March 3, 2010 by Jeff Woodard
The United Church of Christ joined a myriad of faith community leaders and organizations last week in urging the Obama administration and Congress to "complete the task at hand on behalf of the millions who are left out and left behind in our current health-care system."
Faithful Reform in Health Care, a coalition of denominational and interfaith organizations including the UCC, has conducted follow-up calls on next steps, said Barbara Baylor, minister for health care justice in the UCC's Justice and Witness Ministries. "We are asking our individual congregations and members to deliver the Hill letter to their own congressional members in their own districts," said Baylor today.
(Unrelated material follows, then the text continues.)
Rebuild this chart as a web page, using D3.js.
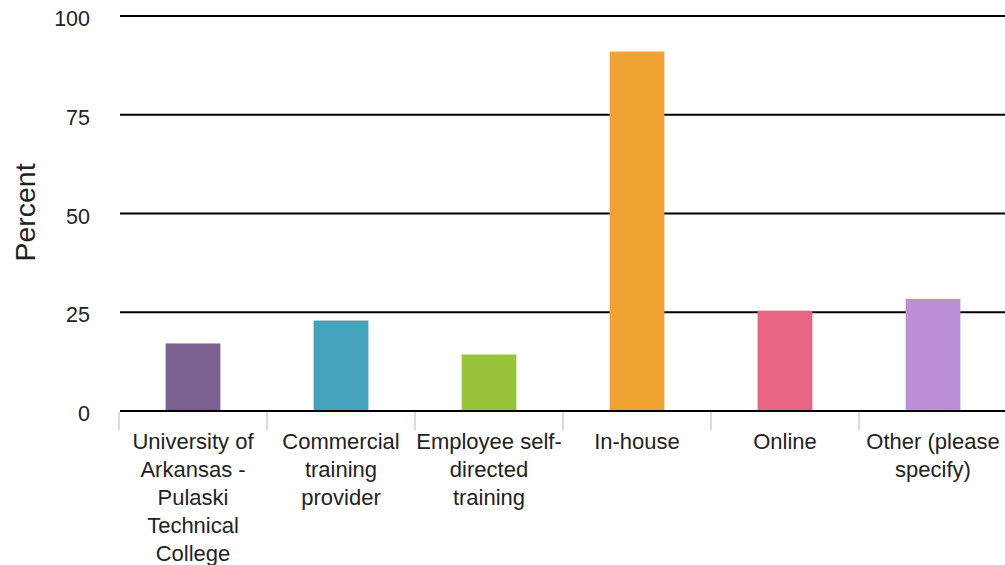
<!DOCTYPE html>
<html>
<head>
<meta charset="utf-8">
<script src="https://cdn.jsdelivr.net/npm/d3@7"></script>
<style>
  body { margin: 0; background: #fff; }
  text { font-family: "Liberation Sans", Arial, sans-serif; fill: #222; }
</style>
</head>
<body>
<div id="chart"></div>
<script>
// categories and values
var categories = [
    ["University of", "Arkansas -", "Pulaski", "Technical", "College"],
    ["Commercial", "training", "provider"],
    ["Employee self-", "directed", "training"],
    ["In-house"],
    ["Online"],
    ["Other (please", "specify)"]
];
var values = [17.1, 22.9, 14.3, 91.0, 25.4, 28.4];
var colors = ["#7b6190", "#45a2bd", "#97c43a", "#f0a232", "#e96585", "#bb8fd6"];
var yTicks = [0, 25, 50, 75, 100];

var width = 1005, height = 565;
var margin = {left: 119, right: -2, top: 16, bottom: 154};

var svg = d3.select("#chart").append("svg")
    .attr("width", width)
    .attr("height", height);

var x = d3.scaleBand()
    .domain(d3.range(categories.length))
    .range([margin.left, width - margin.right])
    .paddingInner(0.63)
    .paddingOuter(0.315);

var y = d3.scaleLinear()
    .domain([0, 100])
    .range([height - margin.bottom, margin.top]);

// gridlines
svg.selectAll(".grid")
    .data(yTicks)
    .enter().append("line")
    .attr("x1", margin.left + 1)
    .attr("x2", width)
    .attr("y1", d => y(d))
    .attr("y2", d => y(d))
    .style("stroke", "#000")
    .style("stroke-width", 2);

// y tick labels
svg.selectAll(".ytick")
    .data(yTicks)
    .enter().append("text")
    .attr("x", 90)
    .attr("y", d => y(d) + 10)
    .attr("text-anchor", "end")
    .style("font-size", "21.5px")
    .text(d => d);

// y axis title
svg.append("text")
    .attr("transform", "translate(35," + (y(50) - 1) + ") rotate(-90)")
    .attr("text-anchor", "middle")
    .style("font-size", "28.5px")
    .text("Percent");

// bars
svg.selectAll(".bar")
    .data(values)
    .enter().append("rect")
    .attr("x", (d, i) => x(i))
    .attr("width", x.bandwidth())
    .attr("y", d => y(d))
    .attr("height", d => y(0) - y(d))
    .style("fill", (d, i) => colors[i]);

// redraw the zero line on top of the bars
svg.append("line")
    .attr("x1", margin.left + 1)
    .attr("x2", width)
    .attr("y1", y(0))
    .attr("y2", y(0))
    .style("stroke", "#000")
    .style("stroke-width", 2);

// category boundary ticks
var step = x.step();
var bounds = d3.range(categories.length + 1).map(i => x(0) - x.paddingOuter() * step + i * step);
svg.selectAll(".xtick")
    .data(bounds)
    .enter().append("line")
    .attr("x1", d => d)
    .attr("x2", d => d)
    .attr("y1", y(0) + 1)
    .attr("y2", y(0) + 19)
    .style("stroke", "#c9d0de")
    .style("stroke-width", 1.5);

// category labels
var labels = svg.selectAll(".xlabel")
    .data(categories)
    .enter().append("text")
    .attr("text-anchor", "middle")
    .style("font-size", "22px")
    .attr("transform", (d, i) => "translate(" + (x(i) + x.bandwidth() / 2) + "," + (y(0) + 38) + ")");

labels.selectAll("tspan")
    .data(d => d)
    .enter().append("tspan")
    .attr("x", 0)
    .attr("y", (d, i) => i * 28)
    .text(d => d);
</script>
</body>
</html>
The Feb. 24 letter – which included the signature of the Rev. Geoffrey Black, UCC general minister and president – was signed by more than 4,000 people of faith under the umbrella groups Faithful Reform and the Washington Interreligious Community.
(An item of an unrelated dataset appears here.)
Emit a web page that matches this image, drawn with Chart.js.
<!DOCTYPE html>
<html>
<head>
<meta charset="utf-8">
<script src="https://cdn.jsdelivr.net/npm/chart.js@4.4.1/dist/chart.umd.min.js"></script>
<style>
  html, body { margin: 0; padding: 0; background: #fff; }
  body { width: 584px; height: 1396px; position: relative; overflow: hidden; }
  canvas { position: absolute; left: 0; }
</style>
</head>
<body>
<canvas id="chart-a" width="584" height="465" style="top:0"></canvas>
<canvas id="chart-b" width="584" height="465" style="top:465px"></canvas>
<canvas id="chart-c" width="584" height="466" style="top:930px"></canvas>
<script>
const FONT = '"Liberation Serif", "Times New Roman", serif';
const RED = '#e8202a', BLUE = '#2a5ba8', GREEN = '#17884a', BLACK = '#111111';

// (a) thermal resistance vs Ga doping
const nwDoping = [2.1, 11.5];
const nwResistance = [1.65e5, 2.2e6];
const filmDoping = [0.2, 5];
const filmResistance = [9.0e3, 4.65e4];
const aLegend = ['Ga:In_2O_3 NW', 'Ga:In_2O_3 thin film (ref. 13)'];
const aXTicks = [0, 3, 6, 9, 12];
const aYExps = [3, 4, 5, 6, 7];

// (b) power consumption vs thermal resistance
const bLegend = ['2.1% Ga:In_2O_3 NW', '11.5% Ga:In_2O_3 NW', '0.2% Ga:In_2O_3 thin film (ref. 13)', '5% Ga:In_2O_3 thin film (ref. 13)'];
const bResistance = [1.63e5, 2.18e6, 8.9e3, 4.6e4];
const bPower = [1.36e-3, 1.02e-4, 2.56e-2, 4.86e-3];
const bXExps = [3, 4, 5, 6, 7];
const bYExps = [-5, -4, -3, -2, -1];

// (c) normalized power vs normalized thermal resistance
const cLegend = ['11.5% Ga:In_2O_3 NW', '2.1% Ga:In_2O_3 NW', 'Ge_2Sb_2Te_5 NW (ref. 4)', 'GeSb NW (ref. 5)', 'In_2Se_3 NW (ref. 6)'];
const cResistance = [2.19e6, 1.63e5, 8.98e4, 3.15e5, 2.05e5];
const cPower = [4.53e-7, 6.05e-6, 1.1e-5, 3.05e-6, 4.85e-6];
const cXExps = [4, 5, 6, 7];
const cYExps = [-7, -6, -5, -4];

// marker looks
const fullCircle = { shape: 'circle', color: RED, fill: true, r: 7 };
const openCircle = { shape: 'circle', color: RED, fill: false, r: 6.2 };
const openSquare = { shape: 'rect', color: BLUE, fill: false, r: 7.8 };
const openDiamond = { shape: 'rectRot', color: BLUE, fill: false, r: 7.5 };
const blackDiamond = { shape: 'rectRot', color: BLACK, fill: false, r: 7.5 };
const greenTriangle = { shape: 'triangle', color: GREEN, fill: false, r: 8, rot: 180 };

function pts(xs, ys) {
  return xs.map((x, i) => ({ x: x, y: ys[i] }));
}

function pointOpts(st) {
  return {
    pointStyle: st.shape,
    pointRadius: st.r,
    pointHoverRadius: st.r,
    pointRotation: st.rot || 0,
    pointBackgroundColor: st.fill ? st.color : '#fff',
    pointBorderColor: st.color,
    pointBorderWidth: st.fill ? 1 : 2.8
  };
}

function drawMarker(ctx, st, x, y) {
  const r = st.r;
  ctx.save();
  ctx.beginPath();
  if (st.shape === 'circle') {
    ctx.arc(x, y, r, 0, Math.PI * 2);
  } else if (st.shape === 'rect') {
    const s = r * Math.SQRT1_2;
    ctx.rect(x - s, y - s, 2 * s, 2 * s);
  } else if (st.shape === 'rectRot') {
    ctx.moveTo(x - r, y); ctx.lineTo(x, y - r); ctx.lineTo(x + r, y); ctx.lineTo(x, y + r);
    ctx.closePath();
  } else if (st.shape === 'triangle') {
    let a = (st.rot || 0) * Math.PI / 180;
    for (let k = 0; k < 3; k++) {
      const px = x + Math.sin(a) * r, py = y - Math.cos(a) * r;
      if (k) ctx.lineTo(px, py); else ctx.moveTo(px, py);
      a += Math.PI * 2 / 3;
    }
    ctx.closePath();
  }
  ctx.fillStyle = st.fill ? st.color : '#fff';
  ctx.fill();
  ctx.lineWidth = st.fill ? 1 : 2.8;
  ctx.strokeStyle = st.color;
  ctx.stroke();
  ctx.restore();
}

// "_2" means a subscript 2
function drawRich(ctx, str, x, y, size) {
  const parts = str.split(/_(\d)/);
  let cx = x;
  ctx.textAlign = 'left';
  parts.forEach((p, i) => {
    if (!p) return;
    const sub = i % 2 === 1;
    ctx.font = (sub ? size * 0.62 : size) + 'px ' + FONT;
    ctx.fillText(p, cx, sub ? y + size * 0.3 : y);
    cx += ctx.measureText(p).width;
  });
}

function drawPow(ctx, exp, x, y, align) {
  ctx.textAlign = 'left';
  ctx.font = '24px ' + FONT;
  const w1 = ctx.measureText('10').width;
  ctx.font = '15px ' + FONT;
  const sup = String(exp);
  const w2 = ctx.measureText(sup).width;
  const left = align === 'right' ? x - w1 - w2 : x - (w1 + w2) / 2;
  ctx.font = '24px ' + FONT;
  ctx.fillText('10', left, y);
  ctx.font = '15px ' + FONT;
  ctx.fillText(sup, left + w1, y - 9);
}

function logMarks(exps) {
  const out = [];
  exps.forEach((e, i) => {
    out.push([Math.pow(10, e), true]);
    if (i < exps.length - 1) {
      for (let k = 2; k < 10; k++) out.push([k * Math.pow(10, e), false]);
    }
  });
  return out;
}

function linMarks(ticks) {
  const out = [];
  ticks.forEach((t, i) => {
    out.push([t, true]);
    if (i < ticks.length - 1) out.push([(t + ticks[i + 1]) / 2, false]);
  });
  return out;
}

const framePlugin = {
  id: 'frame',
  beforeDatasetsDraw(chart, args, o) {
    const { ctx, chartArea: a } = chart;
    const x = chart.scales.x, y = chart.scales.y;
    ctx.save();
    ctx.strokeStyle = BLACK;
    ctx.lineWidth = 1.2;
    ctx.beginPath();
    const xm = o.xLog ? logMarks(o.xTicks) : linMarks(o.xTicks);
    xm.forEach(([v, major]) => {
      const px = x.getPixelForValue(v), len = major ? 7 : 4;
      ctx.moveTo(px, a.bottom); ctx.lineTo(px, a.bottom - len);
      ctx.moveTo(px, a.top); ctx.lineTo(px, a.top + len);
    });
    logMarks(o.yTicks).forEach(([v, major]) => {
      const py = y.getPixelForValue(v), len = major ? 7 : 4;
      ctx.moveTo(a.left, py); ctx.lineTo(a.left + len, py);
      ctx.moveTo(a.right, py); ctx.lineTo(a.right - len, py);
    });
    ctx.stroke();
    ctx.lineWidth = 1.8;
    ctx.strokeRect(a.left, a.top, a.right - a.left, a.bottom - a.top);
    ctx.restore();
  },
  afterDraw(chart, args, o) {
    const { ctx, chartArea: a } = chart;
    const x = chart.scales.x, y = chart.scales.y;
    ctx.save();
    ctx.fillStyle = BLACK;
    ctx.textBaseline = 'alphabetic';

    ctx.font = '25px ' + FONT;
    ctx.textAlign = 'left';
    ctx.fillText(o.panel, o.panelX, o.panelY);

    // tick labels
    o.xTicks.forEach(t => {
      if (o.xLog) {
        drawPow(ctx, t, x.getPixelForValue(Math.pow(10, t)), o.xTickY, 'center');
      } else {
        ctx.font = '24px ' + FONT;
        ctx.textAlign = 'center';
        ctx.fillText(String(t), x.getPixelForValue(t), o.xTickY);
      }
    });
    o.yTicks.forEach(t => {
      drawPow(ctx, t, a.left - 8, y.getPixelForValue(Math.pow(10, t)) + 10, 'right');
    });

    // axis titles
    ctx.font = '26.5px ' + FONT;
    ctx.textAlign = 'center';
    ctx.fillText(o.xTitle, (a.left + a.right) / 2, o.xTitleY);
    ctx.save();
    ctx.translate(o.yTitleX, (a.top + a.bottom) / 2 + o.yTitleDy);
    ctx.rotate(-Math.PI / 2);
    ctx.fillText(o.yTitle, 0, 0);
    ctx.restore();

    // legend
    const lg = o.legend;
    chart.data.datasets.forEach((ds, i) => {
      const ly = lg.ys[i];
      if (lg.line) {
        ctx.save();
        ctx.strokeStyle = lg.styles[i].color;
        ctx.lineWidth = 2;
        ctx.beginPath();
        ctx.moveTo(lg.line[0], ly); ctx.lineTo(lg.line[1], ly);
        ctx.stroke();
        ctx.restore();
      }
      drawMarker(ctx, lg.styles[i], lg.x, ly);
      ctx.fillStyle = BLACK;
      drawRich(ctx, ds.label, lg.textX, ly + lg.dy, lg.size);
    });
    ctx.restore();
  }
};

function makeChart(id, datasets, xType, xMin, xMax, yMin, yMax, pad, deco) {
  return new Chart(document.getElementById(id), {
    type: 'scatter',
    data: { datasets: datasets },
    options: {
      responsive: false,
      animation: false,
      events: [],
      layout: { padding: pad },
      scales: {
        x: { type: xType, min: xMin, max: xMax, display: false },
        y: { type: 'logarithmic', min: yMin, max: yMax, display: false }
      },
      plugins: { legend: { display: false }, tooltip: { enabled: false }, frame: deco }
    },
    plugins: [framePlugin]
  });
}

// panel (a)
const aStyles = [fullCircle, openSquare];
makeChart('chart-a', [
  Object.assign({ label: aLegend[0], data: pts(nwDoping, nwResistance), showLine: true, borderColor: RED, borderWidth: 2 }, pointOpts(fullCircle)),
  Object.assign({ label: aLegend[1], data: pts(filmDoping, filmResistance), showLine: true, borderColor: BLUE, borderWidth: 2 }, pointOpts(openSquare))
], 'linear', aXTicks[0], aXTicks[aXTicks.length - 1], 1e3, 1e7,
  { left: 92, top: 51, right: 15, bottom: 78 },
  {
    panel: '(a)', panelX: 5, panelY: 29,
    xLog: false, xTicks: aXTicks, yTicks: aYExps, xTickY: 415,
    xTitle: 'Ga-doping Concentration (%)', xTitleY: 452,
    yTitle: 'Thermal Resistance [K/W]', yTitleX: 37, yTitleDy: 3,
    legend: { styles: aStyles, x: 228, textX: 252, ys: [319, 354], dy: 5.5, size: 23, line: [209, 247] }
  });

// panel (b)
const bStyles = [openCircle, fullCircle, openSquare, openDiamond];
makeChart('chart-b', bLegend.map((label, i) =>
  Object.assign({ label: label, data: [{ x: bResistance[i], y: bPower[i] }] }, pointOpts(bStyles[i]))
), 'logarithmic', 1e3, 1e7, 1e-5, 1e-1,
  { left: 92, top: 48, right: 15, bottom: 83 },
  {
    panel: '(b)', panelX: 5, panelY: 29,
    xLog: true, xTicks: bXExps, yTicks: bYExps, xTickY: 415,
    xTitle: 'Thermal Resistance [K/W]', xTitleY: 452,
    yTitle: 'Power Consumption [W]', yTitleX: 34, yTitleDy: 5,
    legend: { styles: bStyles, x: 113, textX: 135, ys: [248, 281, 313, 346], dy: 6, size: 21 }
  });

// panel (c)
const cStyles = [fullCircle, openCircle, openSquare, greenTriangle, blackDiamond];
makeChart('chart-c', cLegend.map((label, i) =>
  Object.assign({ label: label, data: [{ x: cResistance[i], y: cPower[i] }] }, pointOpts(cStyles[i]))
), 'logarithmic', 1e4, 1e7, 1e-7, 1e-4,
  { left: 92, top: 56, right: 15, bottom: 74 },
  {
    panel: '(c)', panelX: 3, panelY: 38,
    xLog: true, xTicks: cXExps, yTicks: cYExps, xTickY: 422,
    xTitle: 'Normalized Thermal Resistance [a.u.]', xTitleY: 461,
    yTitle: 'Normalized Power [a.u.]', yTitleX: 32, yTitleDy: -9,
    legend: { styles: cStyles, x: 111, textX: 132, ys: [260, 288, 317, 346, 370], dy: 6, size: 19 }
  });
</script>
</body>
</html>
Fifty-eight national religious organizations were represented, as were more than 80 regional and state faith groups, and 26 national faith leaders. Religious leaders also ran a full-page print ad in The Hill and an online ad at The Hill's web site, showcasing the letter and its signers.
The letter implores action to create a society in which "every person is afforded health, wholeness and human dignity. Martin Luther King, Jr., famously wrote in his ‘Letter from Birmingham Jail' that ‘justice too long delayed is justice denied.' Less well known is his admonition that ‘of all the forms of inequality, injustice in health care is the most shocking and inhumane.' Let us not delay health-care justice any longer."
"This is your moment for political courage, vision, leadership and faith. We urge you to take heart and move meaningful health-care reform forward," the letter insists.